COREY FLINTOFF, BYLINE: Just yesterday, Russian officials were openly scornful of Britain for deciding to suspend flights to the Red Sea resort of Sharm el-Sheikh. They said it was premature to speculate that Saturday's flight was brought down by a bomb. If Britain had intelligence about the cause, they asked, why wasn't that information shared with Russia? Just 24 hours later, the head of the Russian security service took a very different view.
ALEXANDER BORTNIKOV: (Foreign language spoken).
FLINTOFF: Alexander Bortnikov said, "until the true cause of the crash is known, it would be reasonable to stop all Russian flights to Egypt." President Vladimir Putin quickly ordered the Russian Air Transport Agency to come up with a plan for stopping flights and bringing Russian tourists home. That will be easier said than done. Egypt is a popular destination for package tours from Russia, and tourism officials say there are around 50,000 Russians on vacation there now. Britain's been trying to bring its 20,000 citizens home, and that process has turned into a logistical nightmare. Britain's ambassador to Egypt, John Casson, tried to put a good face on the situation and got an earful from frustrated would-be passengers.
JOHN CASSON: Flights are coming in that will allow us to take more people home later today.

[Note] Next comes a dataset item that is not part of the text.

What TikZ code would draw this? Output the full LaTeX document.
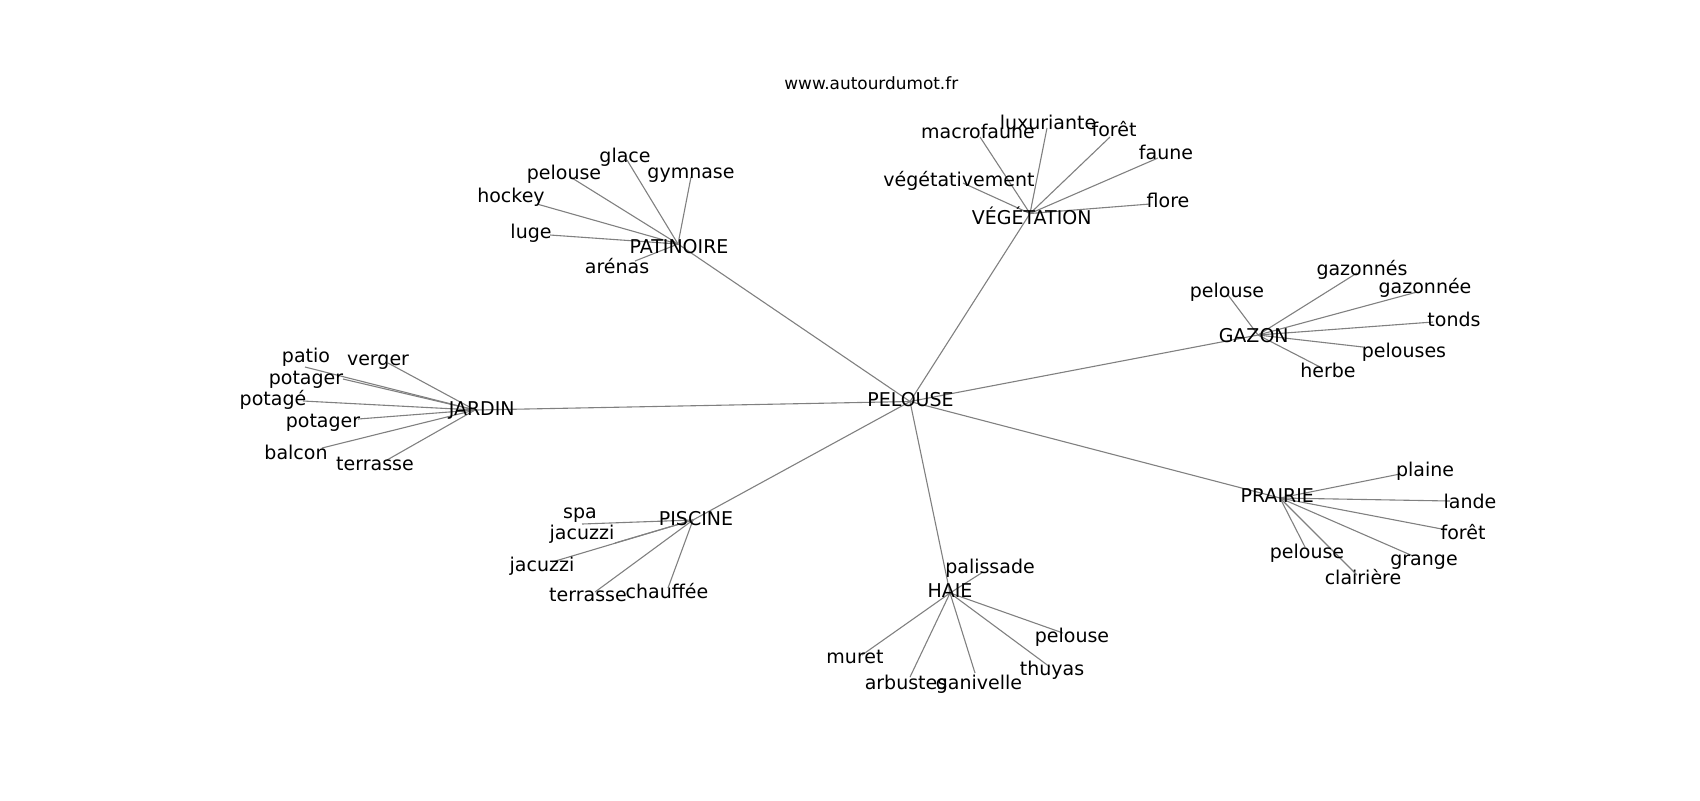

We've got very good collaboration, and our expectation is to get as many people home as soon as possible.
UNIDENTIFIED WOMAN: We've been told the planes can't land. So what's the problem? You're stuttering now. What's the problem? We want to go home.
FLINTOFF: Russia may find itself dealing with more than twice as many people in a chaotic situation that can only get worse. Corey Flintoff, NPR News, Moscow.